COLLECTED MATERIAL:
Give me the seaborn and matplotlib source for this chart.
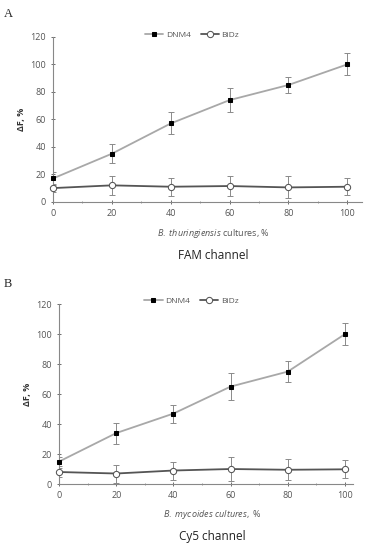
import pandas as pd
import seaborn as sns
import matplotlib.pyplot as plt
from matplotlib.ticker import MultipleLocator

sns.set_style('ticks')
plt.rcParams['font.family'] = ['Open Sans', 'DejaVu Sans']
plt.rcParams['mathtext.fontset'] = 'custom'
plt.rcParams['mathtext.it'] = 'Open Sans:italic'
plt.rcParams['mathtext.rm'] = 'Open Sans'

x = [0, 20, 40, 60, 80, 100]

# panel A - FAM channel
dnm4_a = [17, 35, 57, 74, 85, 100]
dnm4_a_err = [5, 7, 8, 9, 6, 8]
bidz_a = [10, 12, 11, 11.5, 10.5, 11]
bidz_a_err = [3, 7, 6.5, 7, 8, 6]

# panel B - Cy5 channel
dnm4_b = [15, 34, 47, 65, 75, 100]
dnm4_b_err = [3, 7, 6, 9, 7, 7.5]
bidz_b = [8, 7, 9, 10, 9.5, 9.8]
bidz_b_err = [3, 6, 6, 8, 7, 6]

fig = plt.figure(figsize=(3.65, 5.5), dpi=100)


def panel(rect, xmax, dnm, dnm_err, bidz, bidz_err, xital, xpost, title, ly):
    ax = fig.add_axes(rect)
    df = pd.DataFrame({'x': x * 2,
                       'y': dnm + bidz,
                       'probe': ['DNM4'] * 6 + ['BiDz'] * 6})
    ax.errorbar(x, dnm, yerr=dnm_err, fmt='none', ecolor='#8a8a8a', elinewidth=0.7, capsize=2, capthick=0.7, zorder=1)
    ax.errorbar(x, bidz, yerr=bidz_err, fmt='none', ecolor='#8a8a8a', elinewidth=0.7, capsize=2, capthick=0.7, zorder=1)
    sns.lineplot(data=df[df.probe == 'DNM4'], x='x', y='y', ax=ax, color='#a8a8a8', lw=1.3,
                 marker='s', markersize=3.5, markerfacecolor='black', markeredgecolor='black',
                 label='DNM4', zorder=3, clip_on=False)
    sns.lineplot(data=df[df.probe == 'BiDz'], x='x', y='y', ax=ax, color='#555555', lw=1.3,
                 marker='o', markersize=4.5, markerfacecolor='white', markeredgecolor='#555555',
                 label='BiDz', zorder=3, clip_on=False)
    ax.set_xlim(0, xmax)
    ax.set_ylim(0, 120)
    ax.xaxis.set_major_locator(MultipleLocator(20))
    ax.xaxis.set_minor_locator(MultipleLocator(10))
    ax.yaxis.set_major_locator(MultipleLocator(20))
    sns.despine(ax=ax)
    for s in ['left', 'bottom']:
        ax.spines[s].set_color('#888888')
        ax.spines[s].set_linewidth(0.8)
    ax.tick_params(axis='both', labelsize=6.5, colors='#555555', length=3, width=0.6, direction='inout')
    ax.tick_params(axis='x', which='minor', length=2, width=0.6, direction='inout', colors='#888888')
    ax.set_xlabel('')
    ax.set_ylabel('ΔF, %', fontsize=6.5, color='#333333', labelpad=3, fontweight='bold')
    ax.legend(loc='upper center', bbox_to_anchor=(0.45, 1.08), ncol=2, frameon=False, fontsize=6,
              handlelength=2.2, columnspacing=1.2, handletextpad=0.3, labelcolor='#555555')
    cx = rect[0] + rect[2] * 0.52
    fig.text(cx, ly, r'$\it{' + xital.replace(' ', r'\ ') + '}$' + xpost,
             ha='center', va='center', fontsize=6.5, color='#555555')
    fig.text(cx, ly - 0.04, title, ha='center', va='center', fontsize=8.5, color='#222222')
    return ax


panel([0.145, 0.633, 0.847, 0.30], 105, dnm4_a, dnm4_a_err, bidz_a, bidz_a_err,
      'B. thuringiensis', ' cultures, %', 'FAM channel', 0.576)
panel([0.162, 0.12, 0.805, 0.327], 102.8, dnm4_b, dnm4_b_err, bidz_b, bidz_b_err,
      'B. mycoides cultures,', ' %', 'Cy5 channel', 0.064)

fig.text(0.011, 0.985, 'A', fontsize=9, family='Liberation Serif', va='top')
fig.text(0.011, 0.494, 'B', fontsize=9, family='Liberation Serif', va='top')

plt.savefig('out.png', dpi=100)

TASK INSTRUCTIONS:
Omit the pictures, then output the rest of the listing exactly.

THE REPLY:
Give me the seaborn and matplotlib source for this chart.
import pandas as pd
import seaborn as sns
import matplotlib.pyplot as plt
from matplotlib.ticker import MultipleLocator

sns.set_style('ticks')
plt.rcParams['font.family'] = ['Open Sans', 'DejaVu Sans']
plt.rcParams['mathtext.fontset'] = 'custom'
plt.rcParams['mathtext.it'] = 'Open Sans:italic'
plt.rcParams['mathtext.rm'] = 'Open Sans'

x = [0, 20, 40, 60, 80, 100]

# panel A - FAM channel
dnm4_a = [17, 35, 57, 74, 85, 100]
dnm4_a_err = [5, 7, 8, 9, 6, 8]
bidz_a = [10, 12, 11, 11.5, 10.5, 11]
bidz_a_err = [3, 7, 6.5, 7, 8, 6]

# panel B - Cy5 channel
dnm4_b = [15, 34, 47, 65, 75, 100]
dnm4_b_err = [3, 7, 6, 9, 7, 7.5]
bidz_b = [8, 7, 9, 10, 9.5, 9.8]
bidz_b_err = [3, 6, 6, 8, 7, 6]

fig = plt.figure(figsize=(3.65, 5.5), dpi=100)


def panel(rect, xmax, dnm, dnm_err, bidz, bidz_err, xital, xpost, title, ly):
    ax = fig.add_axes(rect)
    df = pd.DataFrame({'x': x * 2,
                       'y': dnm + bidz,
                       'probe': ['DNM4'] * 6 + ['BiDz'] * 6})
    ax.errorbar(x, dnm, yerr=dnm_err, fmt='none', ecolor='#8a8a8a', elinewidth=0.7, capsize=2, capthick=0.7, zorder=1)
    ax.errorbar(x, bidz, yerr=bidz_err, fmt='none', ecolor='#8a8a8a', elinewidth=0.7, capsize=2, capthick=0.7, zorder=1)
    sns.lineplot(data=df[df.probe == 'DNM4'], x='x', y='y', ax=ax, color='#a8a8a8', lw=1.3,
                 marker='s', markersize=3.5, markerfacecolor='black', markeredgecolor='black',
                 label='DNM4', zorder=3, clip_on=False)
    sns.lineplot(data=df[df.probe == 'BiDz'], x='x', y='y', ax=ax, color='#555555', lw=1.3,
                 marker='o', markersize=4.5, markerfacecolor='white', markeredgecolor='#555555',
                 label='BiDz', zorder=3, clip_on=False)
    ax.set_xlim(0, xmax)
    ax.set_ylim(0, 120)
    ax.xaxis.set_major_locator(MultipleLocator(20))
    ax.xaxis.set_minor_locator(MultipleLocator(10))
    ax.yaxis.set_major_locator(MultipleLocator(20))
    sns.despine(ax=ax)
    for s in ['left', 'bottom']:
        ax.spines[s].set_color('#888888')
        ax.spines[s].set_linewidth(0.8)
    ax.tick_params(axis='both', labelsize=6.5, colors='#555555', length=3, width=0.6, direction='inout')
    ax.tick_params(axis='x', which='minor', length=2, width=0.6, direction='inout', colors='#888888')
    ax.set_xlabel('')
    ax.set_ylabel('ΔF, %', fontsize=6.5, color='#333333', labelpad=3, fontweight='bold')
    ax.legend(loc='upper center', bbox_to_anchor=(0.45, 1.08), ncol=2, frameon=False, fontsize=6,
              handlelength=2.2, columnspacing=1.2, handletextpad=0.3, labelcolor='#555555')
    cx = rect[0] + rect[2] * 0.52
    fig.text(cx, ly, r'$\it{' + xital.replace(' ', r'\ ') + '}$' + xpost,
             ha='center', va='center', fontsize=6.5, color='#555555')
    fig.text(cx, ly - 0.04, title, ha='center', va='center', fontsize=8.5, color='#222222')
    return ax


panel([0.145, 0.633, 0.847, 0.30], 105, dnm4_a, dnm4_a_err, bidz_a, bidz_a_err,
      'B. thuringiensis', ' cultures, %', 'FAM channel', 0.576)
panel([0.162, 0.12, 0.805, 0.327], 102.8, dnm4_b, dnm4_b_err, bidz_b, bidz_b_err,
      'B. mycoides cultures,', ' %', 'Cy5 channel', 0.064)

fig.text(0.011, 0.985, 'A', fontsize=9, family='Liberation Serif', va='top')
fig.text(0.011, 0.494, 'B', fontsize=9, family='Liberation Serif', va='top')

plt.savefig('out.png', dpi=100)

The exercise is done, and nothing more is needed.